Transcribe all of the data exactly. Omit the pictures.
----- MATERIALS PROVIDED
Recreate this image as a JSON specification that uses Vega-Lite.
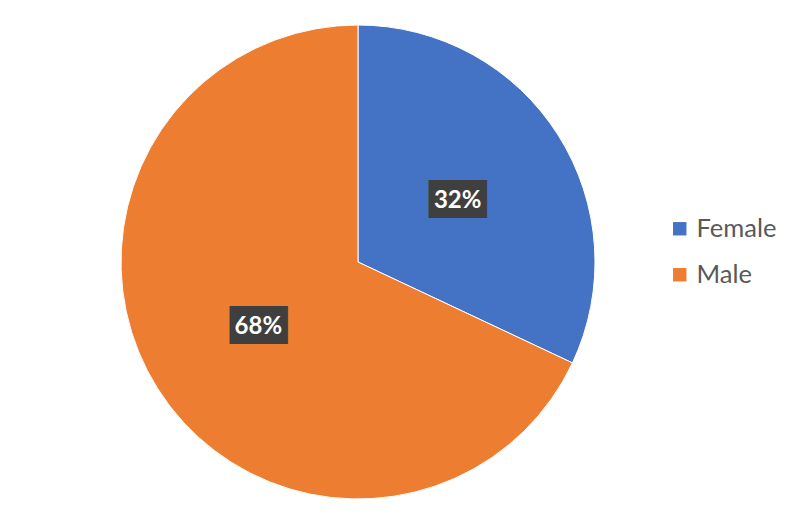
{
  "$schema": "https://vega.github.io/schema/vega-lite/v6.json",
  "autosize": {"type": "none"},
  "padding": {"left": 0, "top": 0, "right": 72, "bottom": 0},
  "width": 716,
  "height": 524,
  "background": "white",
  "config": {"view": {"stroke": null}},
  "data": {
    "values": [
      {"gender": "Female", "share": 32, "label": "32%", "order": 1},
      {"gender": "Male", "share": 68, "label": "68%", "order": 2}
    ]
  },
  "encoding": {
    "theta": {"field": "share", "type": "quantitative", "stack": true},
    "order": {"field": "order", "type": "quantitative"}
  },
  "layer": [
    {
      "mark": {"type": "arc", "outerRadius": 237, "stroke": "white", "strokeWidth": 1},
      "encoding": {
        "color": {
          "field": "gender",
          "type": "nominal",
          "scale": {"domain": ["Female", "Male"], "range": ["#4472C4", "#ED7D31"]},
          "legend": {
            "title": null,
            "orient": "none",
            "legendX": 667,
            "legendY": 216,
            "padding": 0,
            "symbolType": "square",
            "symbolSize": 180,
            "symbolStrokeWidth": 0,
            "labelFont": "Lato",
            "labelFontSize": 25.5,
            "labelColor": "#595959",
            "labelOffset": 4,
            "rowPadding": 19,
            "symbolOpacity": 1
          }
        }
      }
    },
    {
      "mark": {"type": "text", "radius": 118, "text": "███", "font": "DejaVu Sans Mono", "fontSize": 32, "color": "#3f3f3f", "baseline": "middle", "align": "center", "dy": 1}
    },
    {
      "mark": {"type": "text", "radius": 118, "font": "Lato", "fontWeight": "bold", "fontSize": 24, "color": "white", "baseline": "middle", "align": "center", "dy": 2},
      "encoding": {"text": {"field": "label", "type": "nominal"}}
    }
  ]
}
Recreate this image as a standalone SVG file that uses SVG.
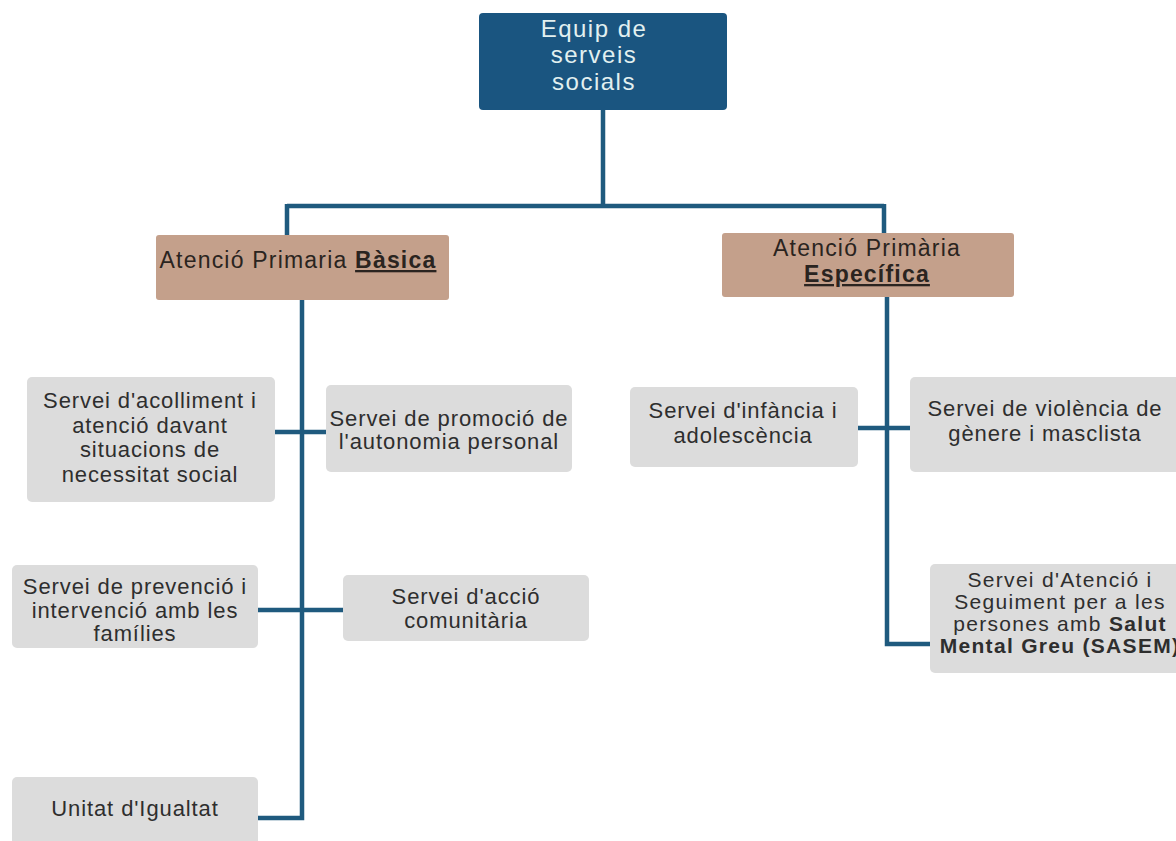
<svg xmlns="http://www.w3.org/2000/svg" width="1176" height="841" viewBox="0 0 1176 841">
<style>
text{font-family:"Liberation Sans",Arial,sans-serif;text-anchor:middle}
.top{fill:#1a5580}
.topt{fill:#e2f0f0;font-size:24px;letter-spacing:1.5px}
.cat{fill:#c4a08b}
.catt{fill:#2a2420;font-size:23px;letter-spacing:1.2px}
.svc{fill:#dcdcdc}
.svct{fill:#2e2e2e;font-size:22px;letter-spacing:0.9px}
.sm{font-size:21px;letter-spacing:1.3px}
.b{font-weight:bold;text-decoration:underline}
.bb{font-weight:bold}
.c{fill:none;stroke:#1f5a7e;stroke-width:4.5}
</style>
<rect width="1176" height="841" fill="#ffffff"/>
<g id="connectors">
<path class="c" d="M603 110V206M287 206H884M287 204V235M884 204V233"/>
<path class="c" d="M302 300V818H258M275 432H326M258 610H343"/>
<path class="c" d="M887 297V644H930M858 428H910"/>
</g>
<g id="equip">
<rect class="top" x="479" y="13" width="248" height="97" rx="4"/>
<text class="topt" x="594" y="37">Equip de</text>
<text class="topt" x="594" y="63">serveis</text>
<text class="topt" x="594" y="90">socials</text>
</g>
<g id="basica">
<rect class="cat" x="156" y="235" width="293" height="65" rx="3"/>
<text class="catt" x="298" y="268">Atenció Primaria <tspan class="b">Bàsica</tspan></text>
</g>
<g id="especifica">
<rect class="cat" x="722" y="233" width="292" height="64" rx="3"/>
<text class="catt" x="867" y="256">Atenció Primària</text>
<text class="catt" x="867" y="282"><tspan class="b">Específica</tspan></text>
</g>
<g id="acolliment">
<rect class="svc" x="27" y="377" width="248" height="125" rx="5"/>
<text class="svct" x="150" y="408">Servei d'acolliment i</text>
<text class="svct" x="150" y="433">atenció davant</text>
<text class="svct" x="150" y="457">situacions de</text>
<text class="svct" x="150" y="482">necessitat social</text>
</g>
<g id="promocio">
<rect class="svc" x="326" y="385" width="246" height="87" rx="5"/>
<text class="svct" x="449" y="426">Servei de promoció de</text>
<text class="svct" x="449" y="449">l'autonomia personal</text>
</g>
<g id="prevencio">
<rect class="svc" x="12" y="565" width="246" height="83" rx="5"/>
<text class="svct" x="135" y="594">Servei de prevenció i</text>
<text class="svct" x="135" y="618">intervenció amb les</text>
<text class="svct" x="135" y="641">famílies</text>
</g>
<g id="comunitaria">
<rect class="svc" x="343" y="575" width="246" height="66" rx="5"/>
<text class="svct" x="466" y="604">Servei d'acció</text>
<text class="svct" x="466" y="628">comunitària</text>
</g>
<g id="igualtat">
<rect class="svc" x="12" y="777" width="246" height="70" rx="5"/>
<text class="svct" x="135" y="816">Unitat d'Igualtat</text>
</g>
<g id="infancia">
<rect class="svc" x="630" y="387" width="228" height="80" rx="5"/>
<text class="svct" x="743" y="418">Servei d'infància i</text>
<text class="svct" x="743" y="443">adolescència</text>
</g>
<g id="violencia">
<rect class="svc" x="910" y="377" width="276" height="95" rx="5"/>
<text class="svct" x="1045" y="416">Servei de violència de</text>
<text class="svct" x="1045" y="441">gènere i masclista</text>
</g>
<g id="sasem">
<rect class="svc" x="930" y="564" width="256" height="109" rx="5"/>
<text class="svct sm" x="1060" y="587">Servei d'Atenció i</text>
<text class="svct sm" x="1060" y="609">Seguiment per a les</text>
<text class="svct sm" x="1060" y="631">persones amb <tspan class="bb">Salut</tspan></text>
<text class="svct sm" x="1060" y="653"><tspan class="bb">Mental Greu (SASEM)</tspan></text>
</g>
</svg>
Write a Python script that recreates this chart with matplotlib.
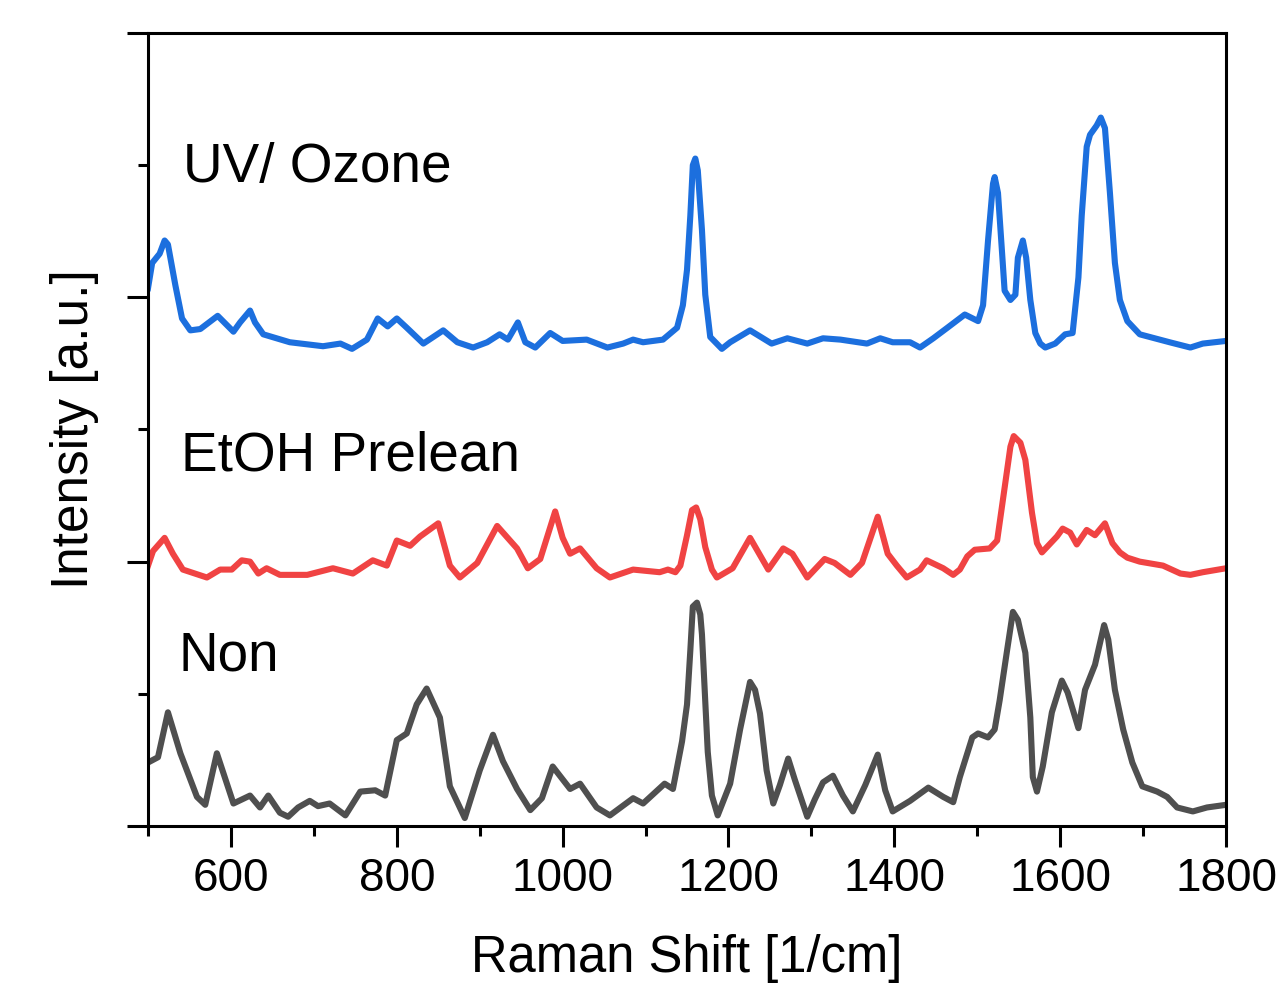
----------
(COMPLETE OUTPUT):
Recreate this image as a JSON specification that uses Vega-Lite.
{
  "$schema": "https://vega.github.io/schema/vega-lite/v6.json",
  "autosize": {"type": "none"},
  "padding": {"left": 0, "top": 0, "right": 72, "bottom": 0},
  "width": 716,
  "height": 524,
  "background": "white",
  "config": {"view": {"stroke": null}},
  "data": {
    "values": [
      {"gender": "Female", "share": 32, "label": "32%", "order": 1},
      {"gender": "Male", "share": 68, "label": "68%", "order": 2}
    ]
  },
  "encoding": {
    "theta": {"field": "share", "type": "quantitative", "stack": true},
    "order": {"field": "order", "type": "quantitative"}
  },
  "layer": [
    {
      "mark": {"type": "arc", "outerRadius": 237, "stroke": "white", "strokeWidth": 1},
      "encoding": {
        "color": {
          "field": "gender",
          "type": "nominal",
          "scale": {"domain": ["Female", "Male"], "range": ["#4472C4", "#ED7D31"]},
          "legend": {
            "title": null,
            "orient": "none",
            "legendX": 667,
            "legendY": 216,
            "padding": 0,
            "symbolType": "square",
            "symbolSize": 180,
            "symbolStrokeWidth": 0,
            "labelFont": "Lato",
            "labelFontSize": 25.5,
            "labelColor": "#595959",
            "labelOffset": 4,
            "rowPadding": 19,
            "symbolOpacity": 1
          }
        }
      }
    },
    {
      "mark": {"type": "text", "radius": 118, "text": "███", "font": "DejaVu Sans Mono", "fontSize": 32, "color": "#3f3f3f", "baseline": "middle", "align": "center", "dy": 1}
    },
    {
      "mark": {"type": "text", "radius": 118, "font": "Lato", "fontWeight": "bold", "fontSize": 24, "color": "white", "baseline": "middle", "align": "center", "dy": 2},
      "encoding": {"text": {"field": "label", "type": "nominal"}}
    }
  ]
}
Recreate this image as a standalone SVG file that uses SVG.
<svg xmlns="http://www.w3.org/2000/svg" width="1176" height="841" viewBox="0 0 1176 841">
<style>
text{font-family:"Liberation Sans",Arial,sans-serif;text-anchor:middle}
.top{fill:#1a5580}
.topt{fill:#e2f0f0;font-size:24px;letter-spacing:1.5px}
.cat{fill:#c4a08b}
.catt{fill:#2a2420;font-size:23px;letter-spacing:1.2px}
.svc{fill:#dcdcdc}
.svct{fill:#2e2e2e;font-size:22px;letter-spacing:0.9px}
.sm{font-size:21px;letter-spacing:1.3px}
.b{font-weight:bold;text-decoration:underline}
.bb{font-weight:bold}
.c{fill:none;stroke:#1f5a7e;stroke-width:4.5}
</style>
<rect width="1176" height="841" fill="#ffffff"/>
<g id="connectors">
<path class="c" d="M603 110V206M287 206H884M287 204V235M884 204V233"/>
<path class="c" d="M302 300V818H258M275 432H326M258 610H343"/>
<path class="c" d="M887 297V644H930M858 428H910"/>
</g>
<g id="equip">
<rect class="top" x="479" y="13" width="248" height="97" rx="4"/>
<text class="topt" x="594" y="37">Equip de</text>
<text class="topt" x="594" y="63">serveis</text>
<text class="topt" x="594" y="90">socials</text>
</g>
<g id="basica">
<rect class="cat" x="156" y="235" width="293" height="65" rx="3"/>
<text class="catt" x="298" y="268">Atenció Primaria <tspan class="b">Bàsica</tspan></text>
</g>
<g id="especifica">
<rect class="cat" x="722" y="233" width="292" height="64" rx="3"/>
<text class="catt" x="867" y="256">Atenció Primària</text>
<text class="catt" x="867" y="282"><tspan class="b">Específica</tspan></text>
</g>
<g id="acolliment">
<rect class="svc" x="27" y="377" width="248" height="125" rx="5"/>
<text class="svct" x="150" y="408">Servei d'acolliment i</text>
<text class="svct" x="150" y="433">atenció davant</text>
<text class="svct" x="150" y="457">situacions de</text>
<text class="svct" x="150" y="482">necessitat social</text>
</g>
<g id="promocio">
<rect class="svc" x="326" y="385" width="246" height="87" rx="5"/>
<text class="svct" x="449" y="426">Servei de promoció de</text>
<text class="svct" x="449" y="449">l'autonomia personal</text>
</g>
<g id="prevencio">
<rect class="svc" x="12" y="565" width="246" height="83" rx="5"/>
<text class="svct" x="135" y="594">Servei de prevenció i</text>
<text class="svct" x="135" y="618">intervenció amb les</text>
<text class="svct" x="135" y="641">famílies</text>
</g>
<g id="comunitaria">
<rect class="svc" x="343" y="575" width="246" height="66" rx="5"/>
<text class="svct" x="466" y="604">Servei d'acció</text>
<text class="svct" x="466" y="628">comunitària</text>
</g>
<g id="igualtat">
<rect class="svc" x="12" y="777" width="246" height="70" rx="5"/>
<text class="svct" x="135" y="816">Unitat d'Igualtat</text>
</g>
<g id="infancia">
<rect class="svc" x="630" y="387" width="228" height="80" rx="5"/>
<text class="svct" x="743" y="418">Servei d'infància i</text>
<text class="svct" x="743" y="443">adolescència</text>
</g>
<g id="violencia">
<rect class="svc" x="910" y="377" width="276" height="95" rx="5"/>
<text class="svct" x="1045" y="416">Servei de violència de</text>
<text class="svct" x="1045" y="441">gènere i masclista</text>
</g>
<g id="sasem">
<rect class="svc" x="930" y="564" width="256" height="109" rx="5"/>
<text class="svct sm" x="1060" y="587">Servei d'Atenció i</text>
<text class="svct sm" x="1060" y="609">Seguiment per a les</text>
<text class="svct sm" x="1060" y="631">persones amb <tspan class="bb">Salut</tspan></text>
<text class="svct sm" x="1060" y="653"><tspan class="bb">Mental Greu (SASEM)</tspan></text>
</g>
</svg>
Write a Python script that recreates this chart with matplotlib.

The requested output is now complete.